For the last 41 years, Whalen has called the Rogue Valley home, arriving at the tender age of six. She is a product of the educational system, earning a BS in sociology from Southern Oregon University. Eleven years ago, she gave birth to a ten pound Black baby boy. He attends Walker Elementary.

Whalen admitted, “I worry about raising him in a predominantly white area, but I’m trying really hard to prepare him for the realities of living as a Black person in the U.S and have a strong sense of identity.”

 

Such a statement can receive strong pushback. Meaning, everyone in Ashland – the majority of the 22,000 – doesn’t agree with such a frame. They aren’t racist or “white,” whatever that is.

Whalen does appear to have a sense of “whiteness”; a sense of possessing race, just like her son does.

“Well, I parent very intentionally,” she said. “I take raising a Black child seriously.
Through my education at SOU and RCC [Rogue Community College], I was able to build a solid foundation of critical thinking skills, formally learning about race and ethnicity issues (as well as gender and sexuality) and was exposed to people I never would have otherwise met.

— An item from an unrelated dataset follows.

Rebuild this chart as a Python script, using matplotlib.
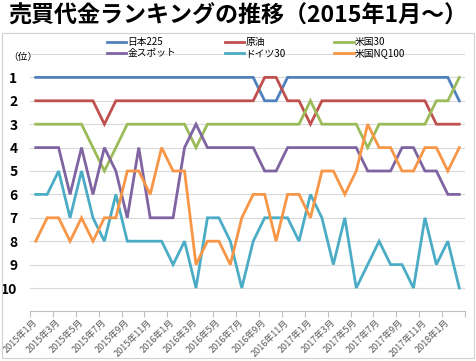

When I encounter something in regards to “whiteness” and feel uncomfortable , I sit with that discomfort and realize I have something to learn. I feel that is key to being a good parent to Jude.”

She continues, “My son understands the concept of ‘white-washing’ so he knows to question U.S. History, how Blacks and PoC are represented in [the mainstream] media, and why U.S. culture is white-centered. He can recognize cultural appropriation and micro-aggressions.

I try to teach him about Black leaders other than Martin Luther King and Obama. He loves Jackie Robinson and Muhammad Ali. At SOU, I was a member in the BSU (Black Student Union) so that he would have an opportunity to be around other Black folks, particularly men. Because of that, he had the opportunity to meet [transgender activist] Laverne Cox and [Black Panther Party co-founder] Bobby Seale, so Jude’s a big fan of them.”

Being Black myself, and impressed by her educational efforts, I asked about cultural offerings in the area. Is there a Juneteenth celebration or Kwanzaa?

Whalen replied, “As for Juneteenth and Kwanzaa, those have been harder for me to participate in with him. I work full-time and June is not a good month for me to take time off and even thinking about celebrating Kwanzaa is overwhelming, but he knows what both of those things are.”

When it comes to the complexity upon how Blackness is received in society, Ashland and beyond, “I teach him about avowed racists, blatant racism. I also teach him about inherent racism and implicit bias. That U.S. society and institutions are inherently racist.
He understands that I have my own biases and that I benefit from white privilege.”

I do not imagine Whalen’s answers are the norm. Her confidence arises from over a decade of lived experience with the impact of race and racism. Jude appears to be thriving, so her mother wit must be doing something right.